YifanXu74 / Evo-ViT

Official implement of Evo-ViT: Slow-Fast Token Evolution for Dynamic Vision Transformer
MIT License
69 stars 5 forks source link

The code does not match the pipeline in your paper #3

Closed Andy1621 closed 2 years ago

Andy1621 commented 2 years ago

In the original paper, there is a special token named representative token, which is aggregated by the placeholder tokens. However, there is no corresponding implementation in your code.

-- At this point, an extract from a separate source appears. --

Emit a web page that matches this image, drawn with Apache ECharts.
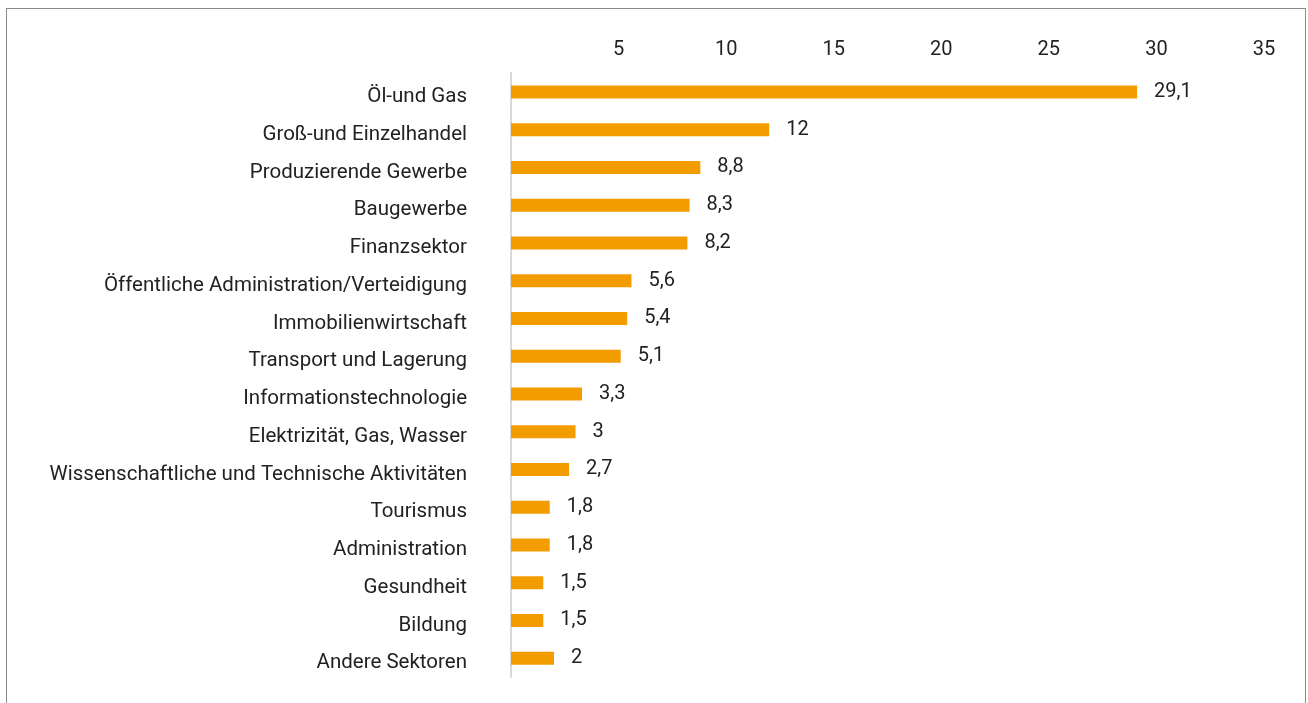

In fact, you simply use argsort and select the topk informative tokens, which is non-differentiable.

# topk for slow update
x = x_[:, :N_ + 1] # L438
# simply copy for fast update
x = torch.cat((x, x_[:, N_ + 1:]), dim=1) # L473

I'm curious about the performance of using aggregating tokens and differentiable topk used in other paper. Hopefully for your reply.

YifanXu74 commented 2 years ago

Hi! In fact, the performance is enough good when just preserving the placeholder tokens in DeiT. Thus, we do not use representative tokens for further updating based on the principle of Occam’s razor. Further analyses are in Tab.3 and the 'effectiveness of each module' paragraph. In addition, just preserving the placeholder tokens can be treated as the fastest updating manner. We use representative tokens for fast updating in LeViT. Please refer to the corresponding codes. Hope it is helpful to you!